Handig: zelf meten (hart- en vaatziekten)

Wij raden aan dat u zelf uw bloeddruk en hartslag meet. En andere dingen laat meten.

Voordelen

Zelf meten heeft veel voordelen:

  • Thuismetingen zijn beter dan de korte metingen in de spreekkamer
  • Hiermee kunt u extra behandelingen en medicijnen voorkomen
  • U heeft meer grip op uw eigen gezondheid
  • U hoeft minder vaak voor controle naar de huisarts

Bij hart- en vaatziekten raden wij u aan het volgende te (laten) meten:

Bekijk of uw meetgetallen goed, te laag of te hoog zijn

Bloeddruk meten 

Meer weten over bloeddruk? De Hartstichting heeft een duidelijk filmpje over wat bloeddruk is

Bloeddruk meten is heel eenvoudig. We vragen u om uw bloeddruk 7 dagen achter elkaar te meten. In de ochtend 2 keer en in de avond 2 keer. 

Harstlag meten 

De Hartstichting geeft goed uitleg over het meten van uw hartslag. Hier heeft u verder geen apparaat voor nodig. 

Gewicht en buikomvang

Een gezond gewicht en een gezonde buikomvang zijn belangrijk voor een goede gezondheid. Met de 'BMI-formule' kunt u berekenen of u een gezond gewicht heeft. 
Om uw BMI (Body Mass Index) te kunnen berekenen heeft u uw lengte en gewicht nodig.

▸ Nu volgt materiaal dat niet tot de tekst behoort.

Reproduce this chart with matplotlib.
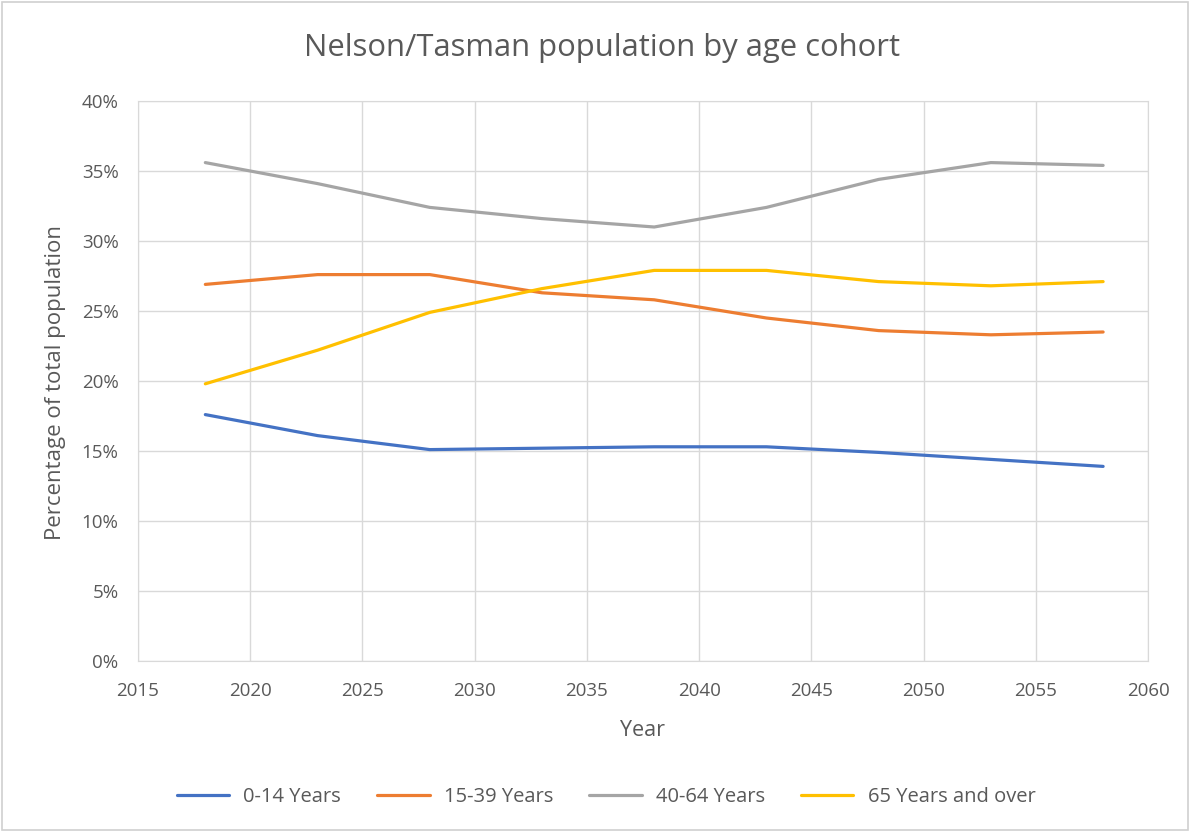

Naast bepaling van het BMI kan het bijhouden van uw gewicht ook belangrijk zijn wanneer u bepaalde aandoeningen heeft waardoor u vocht vast kan houden. Denk hierbij aan nier of hartfalen. Uw zorgverlener kan u hier meer over vertellen.

Geef uw metingen door

Met de praktijkondersteuner bespreekt u:

  • Hoe vaak u meet
  • Welke meetgetallen normaal zijn
  • Wanneer u uw metingen doorgeeft
  • Hoe u contact opneemt

De afspraken met uw praktijkondersteuner vindt u in uw online dossier in de ‘patiënten app’ van uw huisarts. Soms is het ook mogelijk om via de 'patiënten app' bloeddrukwaardes te delen met uw zorgverlener. Daarnaast wordt regelmatig gebruikgemaakt van deze formulieren:

Download het formulier (PDF)
Download het formulier (Excel)

U kunt het formulier naar uw zorgverlener sturen met een bericht in de ‘patiënten app’. Of u geeft het af bij de praktijk. Of neemt het mee naar uw zorgverlener bij uw volgende afspraak.

Spreek goed af met uw zorgverlener hoe u het beste uw metingen deelt.